If comic book author Tom King has a superpower, it’s that everything he writes turns to gold.
Marvel and DC have each adapted one of his comics, resulting in 2021’s “WandaVision” and 2026’s “Supergirl.” Now, he’s helping forge the rebooted DC Universe with his take on the Green Lanterns — galactic peacekeepers who can create any item imaginable using magic rings.
Green Lanterns have struggled in Hollywood, falling far below the popularity of Superman, Batman and Wonder Woman. Ryan Reynolds brought one of the emerald heroes to life in his infamous “Green Lantern” movie in 2011; the result was a cheesy, CGI-filled disaster. With his new HBO series “Lanterns,” King has reimagined the Lanterns as gritty earthbound detectives, à la Matthew McConaughey’s and Woody Harrelson’s characters in “True Detective.”
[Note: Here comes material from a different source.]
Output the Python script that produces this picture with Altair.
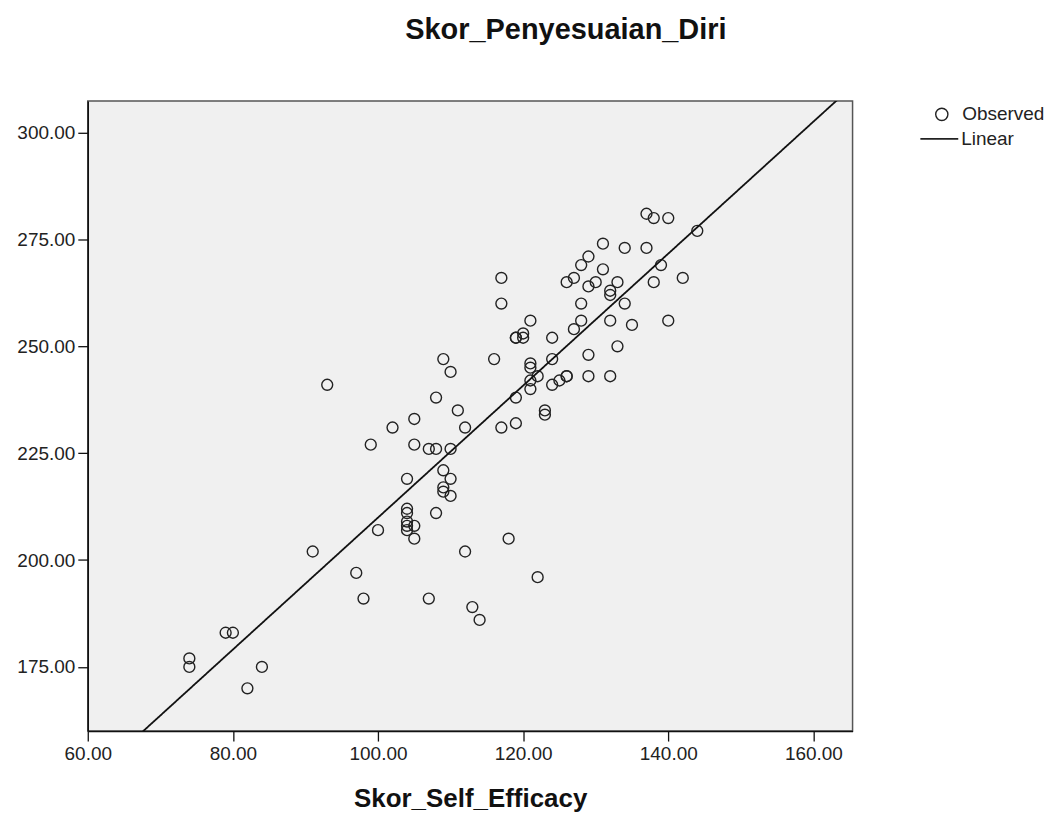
import altair as alt
import pandas as pd

# Skor_Self_Efficacy (x) and Skor_Penyesuaian_Diri (y)
self_efficacy = [
    74, 74, 79, 80, 82, 84, 91, 93, 97, 98, 99, 100, 102, 104, 104, 104, 104, 104, 104,
    105, 105, 105, 105, 107, 107, 108, 108, 108, 109, 109, 109, 109, 110, 110, 110, 110,
    111, 112, 112, 113, 114, 116, 117, 117, 117, 118, 119, 119, 119, 120, 120, 121, 121,
    121, 121, 121, 122, 122, 123, 123, 124, 124, 124, 125, 126, 126, 127, 127, 128, 128,
    128, 129, 129, 129, 129, 130, 131, 131, 132, 132, 132, 132, 133, 133, 134, 134, 135,
    137, 137, 138, 138, 139, 140, 140, 142, 144, 119, 126,
]
penyesuaian_diri = [
    177, 175, 183, 183, 170, 175, 202, 241, 197, 191, 227, 207, 231, 219, 212, 211, 209, 208, 207,
    233, 227, 208, 205, 226, 191, 238, 226, 211, 247, 221, 217, 216, 244, 226, 219, 215,
    235, 231, 202, 189, 186, 247, 266, 260, 231, 205, 252, 238, 232, 253, 252, 256, 246,
    245, 242, 240, 243, 196, 235, 234, 252, 247, 241, 242, 265, 243, 266, 254, 269, 260,
    256, 271, 264, 248, 243, 265, 274, 268, 263, 262, 256, 243, 265, 250, 273, 260, 255,
    281, 273, 280, 265, 269, 280, 256, 266, 277, 252, 243,
]

obs_label = ["Observed"]
fit_label = ["Linear"]

x_ticks = [60, 80, 100, 120, 140, 160]
y_ticks = [175, 200, 225, 250, 275, 300]
x_domain = [60, 165.4]
y_domain = [160, 307.4]

df = pd.DataFrame({
    "Skor_Self_Efficacy": self_efficacy,
    "Skor_Penyesuaian_Diri": penyesuaian_diri,
    "obs": obs_label * len(self_efficacy),
})

FONT = "Liberation Sans"

x_enc = alt.X(
    "Skor_Self_Efficacy:Q",
    scale=alt.Scale(domain=x_domain, nice=False, zero=False),
    axis=alt.Axis(
        values=x_ticks, format=".2f", title="Skor_Self_Efficacy",
        grid=False, tickSize=10, labelPadding=4, labelFontSize=19,
        labelColor="#222", titleFontSize=26, titleFontWeight="bold",
        titleColor="#111", titleBaseline="alphabetic", titleY=76,
        domainColor="#111", domainWidth=1.5, tickColor="#111", tickWidth=1.3,
        labelFont=FONT, titleFont=FONT, labelFlush=False,
    ),
)
y_enc = alt.Y(
    "Skor_Penyesuaian_Diri:Q",
    scale=alt.Scale(domain=y_domain, nice=False, zero=False),
    axis=alt.Axis(
        values=y_ticks, format=".2f", title=None, grid=False,
        tickSize=10, labelPadding=3, labelFontSize=19, labelColor="#222",
        domainColor="#111", domainWidth=1.5, tickColor="#111", tickWidth=1.3,
        labelFont=FONT, labelFlush=False,
    ),
)

points = alt.Chart(df).mark_point(
    filled=False, size=120, strokeWidth=1.4, color="#222", opacity=1
).encode(
    x=x_enc,
    y=y_enc,
    shape=alt.Shape(
        "obs:N",
        scale=alt.Scale(domain=obs_label, range=["circle"]),
        legend=alt.Legend(
            title=None, orient="none", legendX=847, legendY=4,
            labelFontSize=19, labelFont=FONT, labelColor="#222",
            symbolSize=150, symbolStrokeColor="#222", symbolStrokeWidth=1.4,
            symbolFillColor="transparent", labelOffset=11, padding=0,
        ),
    ),
)

line = alt.Chart(df).transform_regression(
    "Skor_Self_Efficacy", "Skor_Penyesuaian_Diri", extent=[55, 170]
).transform_calculate(fit="'Linear'").mark_line(
    color="#111", strokeWidth=1.8, clip=True
).encode(
    x="Skor_Self_Efficacy:Q",
    y="Skor_Penyesuaian_Diri:Q",
    strokeDash=alt.StrokeDash(
        "fit:N",
        scale=alt.Scale(domain=fit_label, range=[[1, 0]]),
        legend=alt.Legend(
            title=None, orient="none", legendX=834, legendY=18,
            labelFontSize=19, labelFont=FONT, labelColor="#222",
            symbolSize=1444, symbolStrokeColor="#222", symbolStrokeWidth=1.8,
            labelOffset=2, padding=0,
        ),
    ),
)

chart = alt.layer(points, line).properties(
    width=767,
    height=632,
    background="white",
    autosize=alt.AutoSizeParams(type="none"),
    padding={"left": 80, "top": 92, "right": 195, "bottom": 80},
    title=alt.TitleParams(
        "Skor_Penyesuaian_Diri", fontSize=29, fontWeight="bold", font=FONT,
        color="#111", anchor="middle", dx=96, offset=56,
    ),
).configure_view(
    fill="#f0f0f0", stroke="#555", strokeWidth=1.5
)

chart.save("out.html", embed_options={"renderer": "svg", "actions": False})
So don’t let the superhero genre fool you — “Lanterns” has as much gravitas as HBO’s top dramas; in fact, it’s charting a more mature path for the DC Universe after the spunky adventures in “Superman” and “Supergirl.” In the show, Kyle Chandler plays Hal Jordan, an ornery Green Lantern who is begrudgingly training his upstart protégé (Aaron Pierre). The argumentative duo are summoned to investigate a murder in rural Nebraska that has mysterious connections to dangerous extraterrestrials.